Single-Cell Biophysics: Measurement, Modulation, and Modeling

Saturday Speaker Abstracts

9 

The Tortoise and the Hare: Bacteria and Mitochondria Division Dynamics Revealed by

Time-lapse Superresolution Microscopy

Suliana Manley

, Ambroise Lambert, Aster Vanhecke, Anna Archetti, Seamus Holden, Tatjana

Kleele, Lina Carlini, Dora Mahecic.

Ecole Polytechnique Fédérale de Lausanne, Lausanne, Switzerland.

Bacteria and mitochondria share a common ancient evolutionary history, and their division

processes involve a similar sequence of shape changes, before they pass through a singular point

on their way to becoming two. Nonetheless, as bacteria and mitochondria divide, their composite

envelopes are shaped by dramatically different constraints and forces. Bacteria control and

maintain their size from generation to generation, using a mechanism of constant elongation per

cell cycle. Mitochondria dynamically become fragmented or form fused networks, depending on

their metabolic state and that of the cell. However, fundamental questions remain as to how the

rates and timing of these processes are controlled. We are using superresolution microscopy,

both structured illumination- and single molecule localization-based, to elucidate the physical

mechanisms behind these dynamic processes.

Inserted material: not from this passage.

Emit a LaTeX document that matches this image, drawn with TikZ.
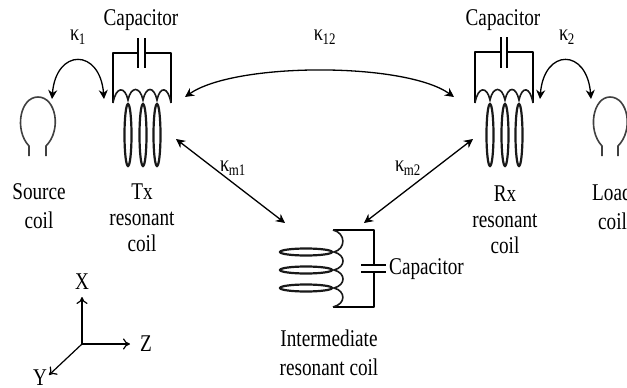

In the case of bacteria cell division, the control step for size homeostasis is unclear, and the

relative roles of elongation and constriction and their coupling are poorly understood. Using

genetic and pharmacological perturbations, we show that changing constriction rate alone can

change the cell size. We also demonstrate that constriction duration compensates for elongation

to allow for tighter homeostasis than either alone. We present a working model for how this may

operate.

In the case of mitochondrial fission, while the cellular and molecular components implicated are

known, little is known about the role of physical constraints. By comparing successful fission

events with reversal events, we identify the roles of different physical parameters, such as

bending energy and external pulling forces. We use existing models for membrane fission to

begin to build a toy physical model for mitochondrial fission.